Music Opinion – Daft Punk: Artist Retrospective
Raghav Raj | Staff Writer
The Parisian electronic music duo Daft Punk, who called it quits after nearly 30 years on February 22, looked about as larger than life as bands in this musical era usually get. Obviously, this was visible at first glance: both Thomas Bangalter and Guy-Manuel de-Homem-Christo donned metallic helmets, which were gleamingly futuristic and effortlessly iconic all at once. But they also projected that sheen of undeniable cool past their appearance, onto dazzling live shows and interstellar visual experiences that accompanied their deeply exuberant, endlessly enthralling music. The end of their run feels stark because it’s the end of one of the greatest musical acts of all time, but it’s left us with a lot of truly fantastic music to play at house parties (or, for the time being, alone in our rooms) until the end of time. Here are some of the duo’s greatest hits.
“Da Funk” by Daft Punk
When Daft Punk’s seminal debut, Homework, arrived in 1997, it felt worlds apart from what was going on in not just the Parisian scene, but in electronic music on a worldwide stage. While big-beat and other dance music fads ruled the airwaves, Homework felt like a breath of fresh air, a clean slab of blocky, brutalist house music. Though almost everything here is unimpeachable, from “Around The World” and its hypnotic Michel Gondry video, to “Revolution 909,” a protest against anti-rave laws in France, it’s “Da Funk” that bottles up the quintessential Daft Punk sound into nearly six perfect minutes. With an iconic video of its own (directed by the great Spike Jonze), “Da Funk” is remarkable, a stomping 4/4 rhythm with acid textures and a synth line so hooky it sticks to you like glue; it’s as rudimentarily brilliant as dance music gets.

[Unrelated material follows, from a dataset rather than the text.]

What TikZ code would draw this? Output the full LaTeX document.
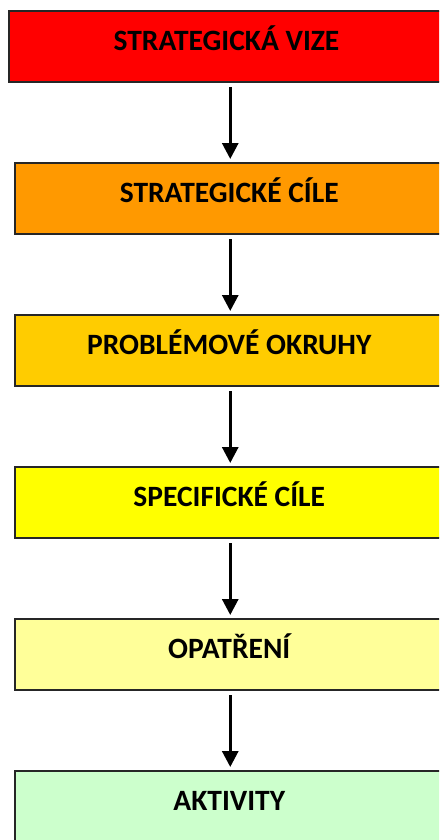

“One More Time” by Daft Punk
After Homework, Daft Punk’s artistic vision had sublimated into something cohesive. In 2001, along with beginning to wear their now-iconic helmets (in the past they were simply obscuring their faces with various masks), they released Discovery, a record that distills a deep reverence of dance and pop music into something that’s truly euphoric. Nowhere does this feel more evident than on the opener, “One More Time,” which kicks off with tinny fanfare (spliced from an old Eddie Johns song), and sounds like dopamine in musical form. With Romanthony’s autotuned affirmations riding the sample into the galaxy, the song is an unmitigated delight, a head rush that’s breathless in its delight.
“Television Rules The Nation/Crescendolls (Live)” by Daft Punk
In many ways, Daft Punk’s legendary set at Coachella 2006 brought them back to immortality. After their past album, 2005’s Human After All, saw the duo phone in some of their most uninspired music to date, the duo arrived in Indio with a glorious LED pyramid and a purpose. The result was a fantastically sequenced live set of the duo reinventing their past material, compiled into one of the greatest live albums of the modern era and released as Alive 2007. The moments here are often euphoric, but no high here is greater than when the titular refrain of their Human After All track, “Television Rules The Nation,” nosedives into the clinking, radiant bounce of Discovery deep cut “Crescendolls,” building momentum until it’s reached the stratosphere. It’s truly a delight, but it’s made even better by the joyful cheers from the audience, sounding absolutely delighted to be experiencing every rollercoaster peak as the bass hits them.
“Giorgio by Moroder” by Daft Punk
Arriving eight years after their last studio album, 2013’s Random Access Memories was another brilliant reinvention in a career filled to the brim with them. It luxuriously revamps 70’s and 80’s pop and dance music, rendering it in flawless detail, and recording it in high-end studios with some of the best gear and some of the finest musicians out there. What results are shimmering pop hits like “Get Lucky” with Pharell and Nile Rodgers (a song that’s still genuinely as perfect as a pop song gets), and the Paul Williams-featuring “Touch,” a sonic odyssey that has ethereal whooshing, a swing-disco interlude, and tops it all off with a few choirs. Still, nothing here matches “Giorgio by Moroder,” a massive tribute to the legendary dance music producer guided by this utterly extraordinary snaking synth line, one that commands gleaming keys, orchestral crashes, bombastic drum fills, and a guitar solo as unabashedly goofy as it is fantastic. It is a fitting tribute to the father of electronic music himself, and it’s only right that a group as truly legendary as Daft Punk follows in his hallowed footsteps.